╭──

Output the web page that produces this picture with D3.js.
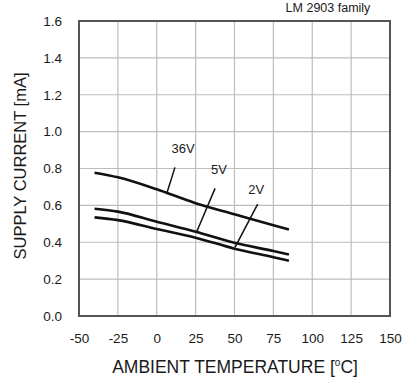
<!DOCTYPE html>
<html><head><meta charset="utf-8">
<script src="https://cdn.jsdelivr.net/npm/d3@7"></script>
<style>body{margin:0;background:#fff;} text{font-family:"Liberation Sans",Arial,sans-serif;}</style>
</head><body><svg id="c" width="415" height="385"></svg>
<script>
const temps = [-40, -25, 0, 25, 50, 75, 85];
const v36 = [0.777, 0.752, 0.687, 0.612, 0.552, 0.492, 0.469];
const v5  = [0.582, 0.566, 0.511, 0.457, 0.397, 0.352, 0.333];
const v2  = [0.535, 0.520, 0.472, 0.425, 0.365, 0.319, 0.300];
const seriesNames = ["36V", "5V", "2V"];
const xTicks = [-50, -25, 0, 25, 50, 75, 100, 125, 150];
const yTicks = [0.0, 0.2, 0.4, 0.6, 0.8, 1.0, 1.2, 1.4, 1.6];
// leader lines: [labelT, labelV, fromT, fromV, toT, toV]
const leaders = [
  [17, 0.905, 11.7, 0.806, 6.3, 0.66],
  [40, 0.79, 37.5, 0.692, 25.7, 0.457],
  [64, 0.683, 64.9, 0.607, 50.3, 0.372]
];

const svg = d3.select("#c");
const L = 79, R = 390, T = 21, B = 316;
const x = d3.scaleLinear().domain([-50, 150]).range([L, R]);
const y = d3.scaleLinear().domain([0, 1.6]).range([B, T]);
const FONT = "Liberation Sans, Arial, sans-serif";

// grid
svg.append("g").selectAll("line").data(xTicks.slice(1, -1)).join("line")
  .attr("x1", d => x(d)).attr("x2", d => x(d)).attr("y1", T).attr("y2", B)
  .attr("stroke", "#bdbdbd").attr("stroke-width", 1.2);
svg.append("g").selectAll("line").data(yTicks.slice(1, -1)).join("line")
  .attr("y1", d => y(d)).attr("y2", d => y(d)).attr("x1", L).attr("x2", R)
  .attr("stroke", "#bdbdbd").attr("stroke-width", 1.2);

// axes (labels only)
const xa = svg.append("g").attr("transform", `translate(0,${B})`)
  .call(d3.axisBottom(x).tickValues(xTicks).tickSize(0).tickPadding(17).tickFormat(d => String(d)));
xa.select(".domain").remove();
xa.selectAll("text").attr("font-size", 13.5).attr("fill", "#1a1a1a").attr("font-family", FONT);
const ya = svg.append("g").attr("transform", `translate(${L},0)`)
  .call(d3.axisLeft(y).tickValues(yTicks).tickSize(0).tickPadding(17).tickFormat(d3.format(".1f")));
ya.select(".domain").remove();
ya.selectAll("text").attr("font-size", 13.5).attr("fill", "#1a1a1a").attr("font-family", FONT);

// frame
svg.append("rect").attr("x", L).attr("y", T).attr("width", R - L).attr("height", B - T)
  .attr("fill", "none").attr("stroke", "#555").attr("stroke-width", 2);

// curves
const line = d3.line().x(d => x(d[0])).y(d => y(d[1])).curve(d3.curveMonotoneX);
[v36, v5, v2].forEach(vals => {
  svg.append("path").datum(temps.map((t, i) => [t, vals[i]]))
    .attr("d", line).attr("fill", "none").attr("stroke", "#111").attr("stroke-width", 2.6);
});

// leaders & labels
leaders.forEach((l, i) => {
  svg.append("line").attr("x1", x(l[2])).attr("y1", y(l[3])).attr("x2", x(l[4])).attr("y2", y(l[5]))
    .attr("stroke", "#111").attr("stroke-width", 1.5);
  svg.append("text").attr("x", x(l[0])).attr("y", y(l[1])).attr("text-anchor", "middle")
    .attr("dominant-baseline", "middle").attr("font-size", 13).attr("fill", "#1a1a1a").text(seriesNames[i]);
});

// titles
const xt = svg.append("text").attr("x", 235).attr("y", 373).attr("text-anchor", "middle")
  .attr("font-size", 17.5).attr("fill", "#1a1a1a");
xt.append("tspan").text("AMBIENT TEMPERATURE [");
xt.append("tspan").attr("font-size", 10).attr("dy", -7).text("o");
xt.append("tspan").attr("dy", 7).text("C]");
svg.append("text").attr("transform", "translate(26,166) rotate(-90)").attr("text-anchor", "middle")
  .attr("font-size", 16.5).attr("fill", "#1a1a1a").text("SUPPLY CURRENT [mA]");
svg.append("text").attr("x", 328).attr("y", 12).attr("text-anchor", "middle")
  .attr("font-size", 12.5).attr("fill", "#1a1a1a").text("LM 2903 family");
</script></body></html>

╰──

Written exercise :: Set every line down exactly as written, leaving each picture out.

Full response ::
Output the web page that produces this picture with D3.js.
<!DOCTYPE html>
<html><head><meta charset="utf-8">
<script src="https://cdn.jsdelivr.net/npm/d3@7"></script>
<style>body{margin:0;background:#fff;} text{font-family:"Liberation Sans",Arial,sans-serif;}</style>
</head><body><svg id="c" width="415" height="385"></svg>
<script>
const temps = [-40, -25, 0, 25, 50, 75, 85];
const v36 = [0.777, 0.752, 0.687, 0.612, 0.552, 0.492, 0.469];
const v5  = [0.582, 0.566, 0.511, 0.457, 0.397, 0.352, 0.333];
const v2  = [0.535, 0.520, 0.472, 0.425, 0.365, 0.319, 0.300];
const seriesNames = ["36V", "5V", "2V"];
const xTicks = [-50, -25, 0, 25, 50, 75, 100, 125, 150];
const yTicks = [0.0, 0.2, 0.4, 0.6, 0.8, 1.0, 1.2, 1.4, 1.6];
// leader lines: [labelT, labelV, fromT, fromV, toT, toV]
const leaders = [
  [17, 0.905, 11.7, 0.806, 6.3, 0.66],
  [40, 0.79, 37.5, 0.692, 25.7, 0.457],
  [64, 0.683, 64.9, 0.607, 50.3, 0.372]
];

const svg = d3.select("#c");
const L = 79, R = 390, T = 21, B = 316;
const x = d3.scaleLinear().domain([-50, 150]).range([L, R]);
const y = d3.scaleLinear().domain([0, 1.6]).range([B, T]);
const FONT = "Liberation Sans, Arial, sans-serif";

// grid
svg.append("g").selectAll("line").data(xTicks.slice(1, -1)).join("line")
  .attr("x1", d => x(d)).attr("x2", d => x(d)).attr("y1", T).attr("y2", B)
  .attr("stroke", "#bdbdbd").attr("stroke-width", 1.2);
svg.append("g").selectAll("line").data(yTicks.slice(1, -1)).join("line")
  .attr("y1", d => y(d)).attr("y2", d => y(d)).attr("x1", L).attr("x2", R)
  .attr("stroke", "#bdbdbd").attr("stroke-width", 1.2);

// axes (labels only)
const xa = svg.append("g").attr("transform", `translate(0,${B})`)
  .call(d3.axisBottom(x).tickValues(xTicks).tickSize(0).tickPadding(17).tickFormat(d => String(d)));
xa.select(".domain").remove();
xa.selectAll("text").attr("font-size", 13.5).attr("fill", "#1a1a1a").attr("font-family", FONT);
const ya = svg.append("g").attr("transform", `translate(${L},0)`)
  .call(d3.axisLeft(y).tickValues(yTicks).tickSize(0).tickPadding(17).tickFormat(d3.format(".1f")));
ya.select(".domain").remove();
ya.selectAll("text").attr("font-size", 13.5).attr("fill", "#1a1a1a").attr("font-family", FONT);

// frame
svg.append("rect").attr("x", L).attr("y", T).attr("width", R - L).attr("height", B - T)
  .attr("fill", "none").attr("stroke", "#555").attr("stroke-width", 2);

// curves
const line = d3.line().x(d => x(d[0])).y(d => y(d[1])).curve(d3.curveMonotoneX);
[v36, v5, v2].forEach(vals => {
  svg.append("path").datum(temps.map((t, i) => [t, vals[i]]))
    .attr("d", line).attr("fill", "none").attr("stroke", "#111").attr("stroke-width", 2.6);
});

// leaders & labels
leaders.forEach((l, i) => {
  svg.append("line").attr("x1", x(l[2])).attr("y1", y(l[3])).attr("x2", x(l[4])).attr("y2", y(l[5]))
    .attr("stroke", "#111").attr("stroke-width", 1.5);
  svg.append("text").attr("x", x(l[0])).attr("y", y(l[1])).attr("text-anchor", "middle")
    .attr("dominant-baseline", "middle").attr("font-size", 13).attr("fill", "#1a1a1a").text(seriesNames[i]);
});

// titles
const xt = svg.append("text").attr("x", 235).attr("y", 373).attr("text-anchor", "middle")
  .attr("font-size", 17.5).attr("fill", "#1a1a1a");
xt.append("tspan").text("AMBIENT TEMPERATURE [");
xt.append("tspan").attr("font-size", 10).attr("dy", -7).text("o");
xt.append("tspan").attr("dy", 7).text("C]");
svg.append("text").attr("transform", "translate(26,166) rotate(-90)").attr("text-anchor", "middle")
  .attr("font-size", 16.5).attr("fill", "#1a1a1a").text("SUPPLY CURRENT [mA]");
svg.append("text").attr("x", 328).attr("y", 12).attr("text-anchor", "middle")
  .attr("font-size", 12.5).attr("fill", "#1a1a1a").text("LM 2903 family");
</script></body></html>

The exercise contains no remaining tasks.